Briefing
The European Union’s Digital Operational Resilience Act (DORA) is now a binding, comprehensive Information and Communication Technology (ICT) risk management framework for all in-scope financial entities, including Crypto-Asset Service Providers (CASPs). This legislation fundamentally shifts the compliance focus from purely financial crime and asset classification to systemic technological stability, requiring firms to implement robust internal governance and control systems to prevent and withstand cyberattacks and outages.

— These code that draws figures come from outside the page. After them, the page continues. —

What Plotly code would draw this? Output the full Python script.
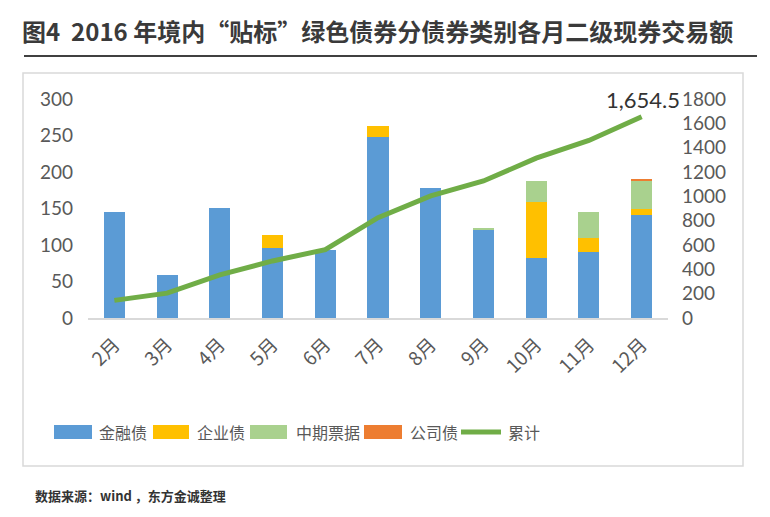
import plotly.graph_objects as go

months = ["2月", "3月", "4月", "5月", "6月", "7月", "8月", "9月", "10月", "11月", "12月"]
financial = [145, 59, 151, 96, 93, 248, 178, 120, 82, 91, 141]
corporate_ent = [0, 0, 0, 18, 0, 15, 0, 0, 77, 19, 9]
mtn = [0, 0, 0, 0, 0, 0, 0, 3, 29, 35, 39]
company = [0, 0, 0, 0, 0, 0, 0, 0, 0, 0, 1.5]
cumulative = [145, 204, 355, 469, 562, 825, 1003, 1126, 1314, 1459, 1654.5]

left_ticks = [0, 50, 100, 150, 200, 250, 300]
right_ticks = [0, 200, 400, 600, 800, 1000, 1200, 1400, 1600, 1800]

series_names = ["金融债", "企业债", "中期票据", "公司债", "累计"]
series_colors = ["#5b9bd5", "#ffc000", "#a9d18e", "#ed7d31", "#70ad47"]

W, H = 770, 517
OFF = 8  # page body margin offset
L, R, T, B = 88 - OFF, 668 - OFF, 99 - OFF, 318 - OFF

tick_font = dict(family="Lato, DejaVu Sans, sans-serif", size=19, color="#595959")
cjk = "Noto Sans CJK SC, sans-serif"


def px_x(p):
    return (p - OFF - L) / (R - L)


def px_y(p):
    return 1 - (p - OFF - T) / (B - T)


fig = go.Figure()
bar_data = [financial, corporate_ent, mtn, company]
for name, color, vals in zip(series_names[:4], series_colors[:4], bar_data):
    fig.add_bar(x=months, y=vals, name=name, marker_color=color, marker_line_width=0)
fig.add_scatter(x=months, y=cumulative, name=series_names[4], mode="lines", yaxis="y2",
                line=dict(color=series_colors[4], width=5))

fig.update_layout(
    width=W, height=H,
    margin=dict(l=L, r=W - R, t=T, b=H - B),
    paper_bgcolor="white", plot_bgcolor="white",
    barmode="stack", bargap=0.6,
    showlegend=False,
    xaxis=dict(showgrid=False, showline=True, linecolor="#d9d9d9", linewidth=2,
               tickangle=-45, ticks="", ticklabelstandoff=6,
               tickfont=dict(family=cjk, size=19, color="#595959")),
    yaxis=dict(range=[0, 300], tickvals=left_ticks, showgrid=False, zeroline=False,
               showline=False, tickfont=tick_font, ticklabelstandoff=14),
    yaxis2=dict(range=[0, 1800], tickvals=right_ticks, overlaying="y", side="right",
                showgrid=False, zeroline=False, showline=False, tickfont=tick_font,
                ticklabelstandoff=13),
    font=dict(family=cjk),
)

# custom legend
legend_items = [
    (54, 92, 97),
    (153, 189, 195),
    (250, 287, 294),
    (364, 402, 408),
    (461, 501, 506),
]
ly = 432
for i, (x0, x1, tx) in enumerate(legend_items):
    if i < 4:
        fig.add_shape(type="rect", xref="paper", yref="paper",
                      x0=px_x(x0), x1=px_x(x1), y0=px_y(ly + 7), y1=px_y(ly - 7),
                      fillcolor=series_colors[i], line_width=0)
    else:
        fig.add_shape(type="line", xref="paper", yref="paper",
                      x0=px_x(x0), x1=px_x(x1), y0=px_y(ly), y1=px_y(ly),
                      line=dict(color=series_colors[i], width=5))
    fig.add_annotation(text=series_names[i], xref="paper", yref="paper",
                       x=px_x(tx), y=px_y(ly), xanchor="left", yanchor="middle",
                       showarrow=False, font=dict(family=cjk, size=16, color="#595959"))

fig.add_annotation(text="1,654.5", xref="paper", yref="paper",
                   x=px_x(682), y=px_y(99), xanchor="right", yanchor="middle",
                   showarrow=False,
                   font=dict(family="Lato, DejaVu Sans, sans-serif", size=22, color="#333333"))

fig.add_annotation(text="<b>图4  2016 年境内“贴标”绿色债券分债券类别各月二级现券交易额</b>",
                   xref="paper", yref="paper",
                   x=px_x(20), y=px_y(30),
                   xanchor="left", yanchor="middle", showarrow=False,
                   font=dict(family=cjk, size=24, color="#3a3a3a"))

fig.add_annotation(text="<b>数据来源：wind ，东方金诚整理</b>",
                   xref="paper", yref="paper",
                   x=px_x(33), y=px_y(495),
                   xanchor="left", yanchor="middle", showarrow=False,
                   font=dict(family=cjk, size=13, color="#333333"))

fig.add_shape(type="line", xref="paper", yref="paper",
              x0=px_x(24), x1=px_x(757), y0=px_y(56), y1=px_y(56),
              line=dict(color="#000000", width=1.5))
fig.add_shape(type="rect", xref="paper", yref="paper",
              x0=px_x(23), x1=px_x(743), y0=px_y(73), y1=px_y(466),
              line=dict(color="#d9d9d9", width=1.5), layer="below")

fig.write_html("out.html")
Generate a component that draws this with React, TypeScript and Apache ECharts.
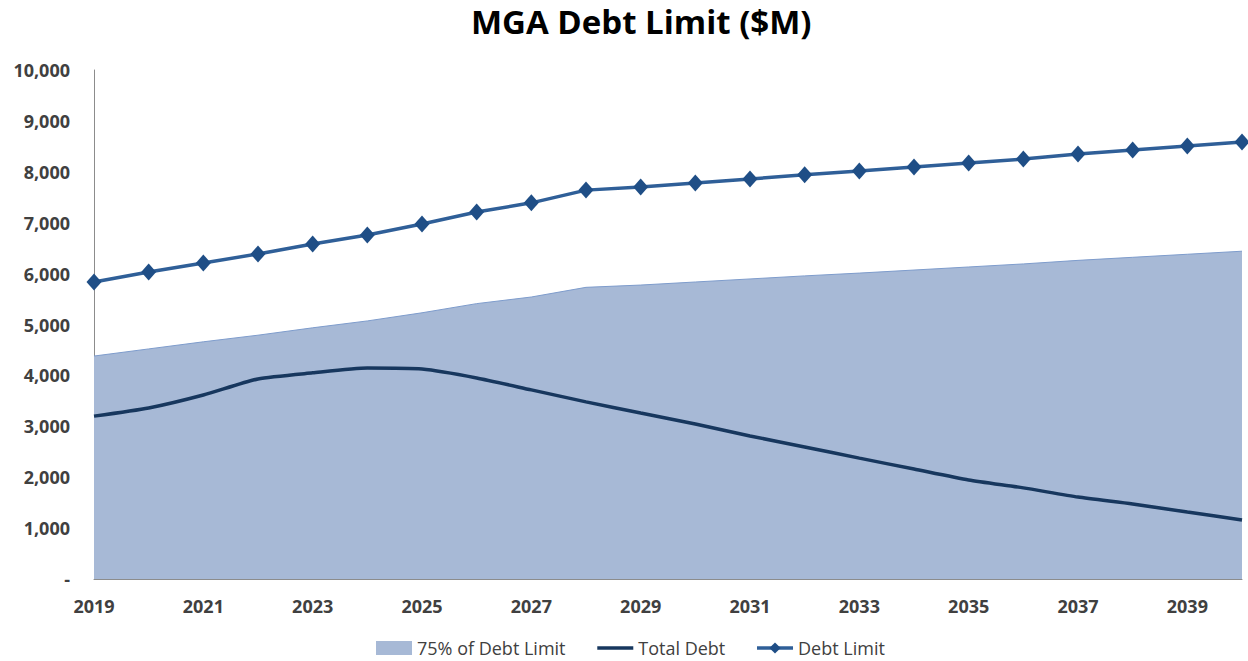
import React, { useEffect, useRef } from "react";
import * as echarts from "echarts";

const years = ["2019","2020","2021","2022","2023","2024","2025","2026","2027","2028","2029","2030","2031","2032","2033","2034","2035","2036","2037","2038","2039","2040"];
const debtLimit = [5835, 6030, 6210, 6385, 6580, 6760, 6975, 7210, 7390, 7640, 7700, 7780, 7860, 7940, 8015, 8095, 8175, 8250, 8350, 8430, 8505, 8585];
const pct75 = [4380, 4520, 4660, 4790, 4935, 5070, 5230, 5410, 5540, 5730, 5775, 5835, 5895, 5955, 6010, 6070, 6130, 6190, 6260, 6320, 6380, 6440];
const totalDebt = [3200, 3360, 3615, 3930, 4050, 4145, 4125, 3950, 3715, 3480, 3260, 3045, 2810, 2595, 2375, 2160, 1945, 1790, 1610, 1475, 1315, 1160];

const FONT = "'Open Sans', 'Liberation Sans', sans-serif";

export default function App() {
  const ref = useRef<HTMLDivElement>(null);
  useEffect(() => {
    document.body.style.margin = "0";
    const chart = echarts.init(ref.current!, null, { renderer: "svg" });
    chart.setOption({
      animation: false,
      title: {
        text: "MGA Debt Limit ($M)",
        left: 466,
        top: 0,
        textStyle: { fontFamily: FONT, fontWeight: "bold", fontSize: 33, color: "#000" },
      },
      legend: {
        top: 638,
        left: 376,
        padding: 0,
        itemWidth: 36,
        itemHeight: 14,
        itemGap: 30,
        lineStyle: { width: 3.5 },
        textStyle: { fontFamily: FONT, fontSize: 18, lineHeight: 20, color: "#404040" },
        data: [
          { name: "75% of Debt Limit", icon: "rect" },
          { name: "Total Debt", itemStyle: { opacity: 0 } },
          { name: "Debt Limit" },
        ],
      },
      grid: { left: 94, right: 6, top: 70, bottom: 82, containLabel: false },
      xAxis: {
        type: "category",
        data: years,
        boundaryGap: false,
        axisLine: { lineStyle: { color: "#8c8c8c", width: 1 } },
        axisTick: { show: false },
        axisLabel: {
          interval: 1,
          margin: 18,
          fontFamily: FONT,
          fontWeight: "bold",
          fontSize: 18,
          color: "#404040",
        },
      },
      yAxis: {
        type: "value",
        min: 0,
        max: 10000,
        interval: 1000,
        splitLine: { show: false },
        axisLine: { show: true, lineStyle: { color: "#8c8c8c", width: 1 } },
        axisTick: { show: false },
        axisLabel: {
          margin: 24,
          fontFamily: FONT,
          fontWeight: "bold",
          fontSize: 18,
          color: "#404040",
          formatter: (v: number) => (v === 0 ? "-" : v.toLocaleString("en-US")),
        },
      },
      series: [
        {
          name: "75% of Debt Limit",
          type: "line",
          data: pct75,
          showSymbol: false,
          symbol: "none",
          lineStyle: { color: "#7e9ccc", width: 1 },
          itemStyle: { color: "#a7b9d6" },
          areaStyle: { color: "#a7b9d6", opacity: 1 },
          z: 1,
        },
        {
          name: "Total Debt",
          type: "line",
          data: totalDebt,
          symbol: "none",
          smooth: 0.2,
          lineStyle: { color: "#17375e", width: 3.5 },
          itemStyle: { color: "#17375e" },
          z: 2,
        },
        {
          name: "Debt Limit",
          type: "line",
          data: debtLimit,
          symbol: "diamond",
          symbolSize: [15, 17],
          lineStyle: { color: "#2f5f98", width: 3.5 },
          itemStyle: { color: "#1f4e86" },
          z: 3,
        },
      ],
    });
    return () => chart.dispose();
  }, []);
  return <div ref={ref} style={{ width: 1248, height: 661 }} />;
}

The full compliance deadline for all covered entities is January 17, 2025 , which necessitates an immediate, comprehensive overhaul of existing operational technology frameworks.

Context
Prior to DORA, the European financial sector, including the nascent digital asset space, lacked a unified, cross-sectoral legal standard for digital resilience; existing rules were fragmented across member states and often focused solely on financial and market risk. The prevailing challenge was that while the Markets in Crypto-Assets Regulation (MiCA) established licensing and market conduct rules, it did not comprehensively address the systemic risk posed by a reliance on interconnected, often outsourced, Information and Communication Technology (ICT) systems. This ambiguity left a critical gap in the regulatory architecture concerning cyber risk and operational continuity.

Analysis
DORA mandates a complete, end-to-end restructuring of a firm’s ICT risk management framework, moving beyond simple disaster recovery planning. The most significant operational change is the requirement for regular, advanced digital operational resilience testing, including Threat-Led Penetration Testing (TLPT) every three years. Furthermore, DORA extends regulatory oversight to critical third-party ICT providers → such as cloud services and data centers → effectively forcing CASPs to integrate supply chain risk into their compliance systems and ensure vendor contracts meet the new resilience standards. This chain of cause and effect means firms must now allocate significant capital to systems hardening, specialized compliance personnel, and a new mandatory, standardized incident reporting protocol to competent authorities.

Parameters
- Full Compliance Deadline → January 17, 2025 (The date by which all in-scope CASPs must have fully implemented DORA’s ICT risk management and governance requirements).
- Mandatory Testing Cycle → Three Years (The maximum interval for covered entities to conduct a full Threat-Led Penetration Test (TLPT) of their critical functions).
- Scope of Oversight → Critical Third-Party ICT Providers (DORA brings technology vendors, like cloud providers, under direct regulatory oversight for the first time, addressing systemic supply chain risk).

Outlook
The immediate outlook is centered on the European Supervisory Authorities (ESAs) finalizing the detailed Regulatory Technical Standards (RTS) and Implementing Technical Standards (ITS), which will provide the granular operational requirements for CASPs. Strategically, DORA sets a global precedent by making digital operational resilience a primary pillar of financial regulation, signaling that technological stability is now on par with capital adequacy. This framework will likely be leveraged by other major jurisdictions, including the UK and Singapore, to build out their own comprehensive operational resilience regimes, effectively raising the global bar for entry and operation in the digital asset sector.

Verdict
DORA represents the single most significant architectural update to European digital asset operations, transforming cybersecurity and systemic resilience from a technical function into a core, auditable regulatory mandate.